For some, the greatest challenge comes not in the form of case studies or, for that matter, taking over the world, but over dinner Friday evening. The occasion: a banquet at the Westin Harbour Castle, where Michael Lee- Chin, the major donor to the ROM’s Crystal renovation is giving his keynote address. Two delegates’ vegetarian option arrives. Looks good to me, but—

“Omigod, what is that?”

“I think I just got served a bowl of rice.”

“Try it. What’s it like?” Some tentative poking at with fork follows.

“It’s kind of mushy, but kind of grainy, and it tastes really cheesy.”

Opined the other vegetarian at the table: “It’s like they were trying to make Indian food.”

The first vegetarian picks up the sprig garnishing her plate. “And what’s this?”

“I hate it when food is decorated,” pipes in one of the high schoolers.
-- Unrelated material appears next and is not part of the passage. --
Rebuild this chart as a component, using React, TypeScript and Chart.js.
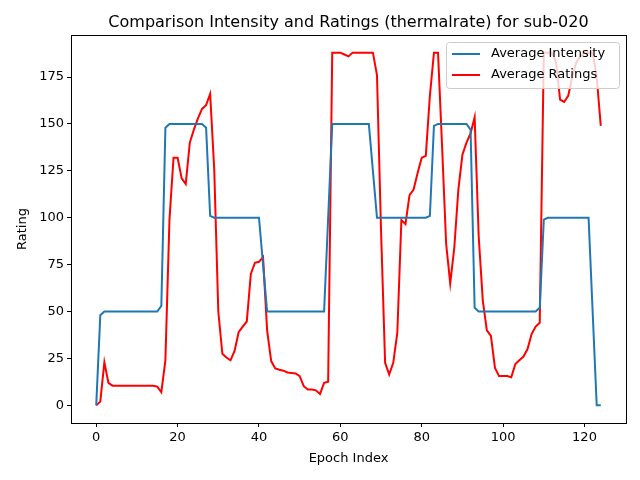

The next morning, as I’m riding the escalator on my way to a breakout panel hosted by the Ontario Centres of Excellence, I catch the tail end of a conversation between two older delegates, one of whom had just attended the Social Etiquette in a Business Setting workshop.

“It was a good reminder,” I overhear the woman say. “I went to the banquet last night and some of the kids didn’t have a clue.”

Oh well. Today we take over the world. Tomorrow, risotto.